WORK REQUIRED: Can the data below be set down again exactly, line for line?

SUPPLIED MATERIAL:
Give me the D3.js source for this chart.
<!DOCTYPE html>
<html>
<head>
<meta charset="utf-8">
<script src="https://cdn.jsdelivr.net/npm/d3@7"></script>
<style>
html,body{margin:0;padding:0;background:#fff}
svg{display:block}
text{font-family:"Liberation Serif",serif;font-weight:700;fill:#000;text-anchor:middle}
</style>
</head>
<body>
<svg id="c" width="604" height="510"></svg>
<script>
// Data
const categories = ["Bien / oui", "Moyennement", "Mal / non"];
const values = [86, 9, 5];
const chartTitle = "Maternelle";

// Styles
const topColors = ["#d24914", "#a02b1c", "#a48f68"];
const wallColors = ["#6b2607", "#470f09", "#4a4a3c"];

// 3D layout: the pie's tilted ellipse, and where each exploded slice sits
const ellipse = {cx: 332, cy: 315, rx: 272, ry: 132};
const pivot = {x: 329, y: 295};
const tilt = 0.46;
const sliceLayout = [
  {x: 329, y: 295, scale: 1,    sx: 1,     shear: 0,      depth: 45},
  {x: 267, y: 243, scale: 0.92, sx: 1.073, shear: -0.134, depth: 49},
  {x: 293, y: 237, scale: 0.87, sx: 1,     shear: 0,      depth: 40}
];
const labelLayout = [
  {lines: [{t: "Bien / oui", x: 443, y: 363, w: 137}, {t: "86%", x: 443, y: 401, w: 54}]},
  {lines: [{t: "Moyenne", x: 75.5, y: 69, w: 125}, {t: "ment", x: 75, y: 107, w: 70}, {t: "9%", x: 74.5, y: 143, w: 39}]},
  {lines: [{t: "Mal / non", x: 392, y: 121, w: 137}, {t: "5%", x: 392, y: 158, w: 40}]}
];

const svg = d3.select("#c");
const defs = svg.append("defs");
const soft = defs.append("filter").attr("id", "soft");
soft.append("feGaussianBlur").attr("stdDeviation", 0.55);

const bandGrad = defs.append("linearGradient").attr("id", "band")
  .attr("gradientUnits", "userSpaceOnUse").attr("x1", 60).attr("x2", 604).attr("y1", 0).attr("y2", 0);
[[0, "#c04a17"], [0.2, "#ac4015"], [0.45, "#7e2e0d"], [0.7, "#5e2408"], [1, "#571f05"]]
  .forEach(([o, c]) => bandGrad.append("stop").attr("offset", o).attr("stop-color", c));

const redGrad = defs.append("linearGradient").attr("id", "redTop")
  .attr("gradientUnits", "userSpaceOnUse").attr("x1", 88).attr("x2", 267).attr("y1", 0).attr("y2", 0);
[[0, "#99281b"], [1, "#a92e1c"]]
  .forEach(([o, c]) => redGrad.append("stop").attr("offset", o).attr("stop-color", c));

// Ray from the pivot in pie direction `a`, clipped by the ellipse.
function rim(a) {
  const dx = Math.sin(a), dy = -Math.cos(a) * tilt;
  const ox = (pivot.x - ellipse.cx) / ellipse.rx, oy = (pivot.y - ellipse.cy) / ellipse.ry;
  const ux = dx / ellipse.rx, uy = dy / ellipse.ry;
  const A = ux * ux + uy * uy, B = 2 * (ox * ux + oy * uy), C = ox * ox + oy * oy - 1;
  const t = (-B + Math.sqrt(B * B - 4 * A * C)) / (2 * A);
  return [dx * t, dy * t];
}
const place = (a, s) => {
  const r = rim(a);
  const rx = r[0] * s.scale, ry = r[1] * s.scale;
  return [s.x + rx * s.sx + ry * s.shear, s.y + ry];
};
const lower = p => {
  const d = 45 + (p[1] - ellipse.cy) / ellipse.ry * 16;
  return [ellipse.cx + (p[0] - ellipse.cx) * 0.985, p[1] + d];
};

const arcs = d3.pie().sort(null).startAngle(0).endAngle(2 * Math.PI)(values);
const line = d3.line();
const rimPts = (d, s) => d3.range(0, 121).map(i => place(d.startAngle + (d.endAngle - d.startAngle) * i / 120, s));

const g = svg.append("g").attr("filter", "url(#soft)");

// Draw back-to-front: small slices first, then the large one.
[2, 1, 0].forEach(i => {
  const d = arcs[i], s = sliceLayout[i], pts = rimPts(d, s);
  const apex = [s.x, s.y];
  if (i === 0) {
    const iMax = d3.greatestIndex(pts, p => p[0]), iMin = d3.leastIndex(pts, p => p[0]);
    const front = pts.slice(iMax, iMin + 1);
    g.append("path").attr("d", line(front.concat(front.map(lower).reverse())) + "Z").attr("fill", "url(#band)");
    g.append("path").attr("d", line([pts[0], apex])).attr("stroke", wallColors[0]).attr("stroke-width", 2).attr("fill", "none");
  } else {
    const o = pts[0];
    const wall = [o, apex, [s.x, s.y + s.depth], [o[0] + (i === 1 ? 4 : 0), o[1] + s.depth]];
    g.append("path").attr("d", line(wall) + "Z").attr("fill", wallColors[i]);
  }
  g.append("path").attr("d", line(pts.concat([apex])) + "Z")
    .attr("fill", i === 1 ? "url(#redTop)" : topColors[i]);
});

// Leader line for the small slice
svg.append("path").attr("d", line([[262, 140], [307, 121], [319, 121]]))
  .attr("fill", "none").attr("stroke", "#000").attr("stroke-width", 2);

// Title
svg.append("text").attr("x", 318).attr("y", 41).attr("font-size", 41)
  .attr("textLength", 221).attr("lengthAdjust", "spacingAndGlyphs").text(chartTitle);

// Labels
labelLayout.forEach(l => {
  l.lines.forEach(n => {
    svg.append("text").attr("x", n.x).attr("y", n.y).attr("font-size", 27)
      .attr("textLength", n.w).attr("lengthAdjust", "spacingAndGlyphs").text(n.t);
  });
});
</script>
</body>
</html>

REPLY:
Give me the D3.js source for this chart.
<!DOCTYPE html>
<html>
<head>
<meta charset="utf-8">
<script src="https://cdn.jsdelivr.net/npm/d3@7"></script>
<style>
html,body{margin:0;padding:0;background:#fff}
svg{display:block}
text{font-family:"Liberation Serif",serif;font-weight:700;fill:#000;text-anchor:middle}
</style>
</head>
<body>
<svg id="c" width="604" height="510"></svg>
<script>
// Data
const categories = ["Bien / oui", "Moyennement", "Mal / non"];
const values = [86, 9, 5];
const chartTitle = "Maternelle";

// Styles
const topColors = ["#d24914", "#a02b1c", "#a48f68"];
const wallColors = ["#6b2607", "#470f09", "#4a4a3c"];

// 3D layout: the pie's tilted ellipse, and where each exploded slice sits
const ellipse = {cx: 332, cy: 315, rx: 272, ry: 132};
const pivot = {x: 329, y: 295};
const tilt = 0.46;
const sliceLayout = [
  {x: 329, y: 295, scale: 1,    sx: 1,     shear: 0,      depth: 45},
  {x: 267, y: 243, scale: 0.92, sx: 1.073, shear: -0.134, depth: 49},
  {x: 293, y: 237, scale: 0.87, sx: 1,     shear: 0,      depth: 40}
];
const labelLayout = [
  {lines: [{t: "Bien / oui", x: 443, y: 363, w: 137}, {t: "86%", x: 443, y: 401, w: 54}]},
  {lines: [{t: "Moyenne", x: 75.5, y: 69, w: 125}, {t: "ment", x: 75, y: 107, w: 70}, {t: "9%", x: 74.5, y: 143, w: 39}]},
  {lines: [{t: "Mal / non", x: 392, y: 121, w: 137}, {t: "5%", x: 392, y: 158, w: 40}]}
];

const svg = d3.select("#c");
const defs = svg.append("defs");
const soft = defs.append("filter").attr("id", "soft");
soft.append("feGaussianBlur").attr("stdDeviation", 0.55);

const bandGrad = defs.append("linearGradient").attr("id", "band")
  .attr("gradientUnits", "userSpaceOnUse").attr("x1", 60).attr("x2", 604).attr("y1", 0).attr("y2", 0);
[[0, "#c04a17"], [0.2, "#ac4015"], [0.45, "#7e2e0d"], [0.7, "#5e2408"], [1, "#571f05"]]
  .forEach(([o, c]) => bandGrad.append("stop").attr("offset", o).attr("stop-color", c));

const redGrad = defs.append("linearGradient").attr("id", "redTop")
  .attr("gradientUnits", "userSpaceOnUse").attr("x1", 88).attr("x2", 267).attr("y1", 0).attr("y2", 0);
[[0, "#99281b"], [1, "#a92e1c"]]
  .forEach(([o, c]) => redGrad.append("stop").attr("offset", o).attr("stop-color", c));

// Ray from the pivot in pie direction `a`, clipped by the ellipse.
function rim(a) {
  const dx = Math.sin(a), dy = -Math.cos(a) * tilt;
  const ox = (pivot.x - ellipse.cx) / ellipse.rx, oy = (pivot.y - ellipse.cy) / ellipse.ry;
  const ux = dx / ellipse.rx, uy = dy / ellipse.ry;
  const A = ux * ux + uy * uy, B = 2 * (ox * ux + oy * uy), C = ox * ox + oy * oy - 1;
  const t = (-B + Math.sqrt(B * B - 4 * A * C)) / (2 * A);
  return [dx * t, dy * t];
}
const place = (a, s) => {
  const r = rim(a);
  const rx = r[0] * s.scale, ry = r[1] * s.scale;
  return [s.x + rx * s.sx + ry * s.shear, s.y + ry];
};
const lower = p => {
  const d = 45 + (p[1] - ellipse.cy) / ellipse.ry * 16;
  return [ellipse.cx + (p[0] - ellipse.cx) * 0.985, p[1] + d];
};

const arcs = d3.pie().sort(null).startAngle(0).endAngle(2 * Math.PI)(values);
const line = d3.line();
const rimPts = (d, s) => d3.range(0, 121).map(i => place(d.startAngle + (d.endAngle - d.startAngle) * i / 120, s));

const g = svg.append("g").attr("filter", "url(#soft)");

// Draw back-to-front: small slices first, then the large one.
[2, 1, 0].forEach(i => {
  const d = arcs[i], s = sliceLayout[i], pts = rimPts(d, s);
  const apex = [s.x, s.y];
  if (i === 0) {
    const iMax = d3.greatestIndex(pts, p => p[0]), iMin = d3.leastIndex(pts, p => p[0]);
    const front = pts.slice(iMax, iMin + 1);
    g.append("path").attr("d", line(front.concat(front.map(lower).reverse())) + "Z").attr("fill", "url(#band)");
    g.append("path").attr("d", line([pts[0], apex])).attr("stroke", wallColors[0]).attr("stroke-width", 2).attr("fill", "none");
  } else {
    const o = pts[0];
    const wall = [o, apex, [s.x, s.y + s.depth], [o[0] + (i === 1 ? 4 : 0), o[1] + s.depth]];
    g.append("path").attr("d", line(wall) + "Z").attr("fill", wallColors[i]);
  }
  g.append("path").attr("d", line(pts.concat([apex])) + "Z")
    .attr("fill", i === 1 ? "url(#redTop)" : topColors[i]);
});

// Leader line for the small slice
svg.append("path").attr("d", line([[262, 140], [307, 121], [319, 121]]))
  .attr("fill", "none").attr("stroke", "#000").attr("stroke-width", 2);

// Title
svg.append("text").attr("x", 318).attr("y", 41).attr("font-size", 41)
  .attr("textLength", 221).attr("lengthAdjust", "spacingAndGlyphs").text(chartTitle);

// Labels
labelLayout.forEach(l => {
  l.lines.forEach(n => {
    svg.append("text").attr("x", n.x).attr("y", n.y).attr("font-size", 27)
      .attr("textLength", n.w).attr("lengthAdjust", "spacingAndGlyphs").text(n.t);
  });
});
</script>
</body>
</html>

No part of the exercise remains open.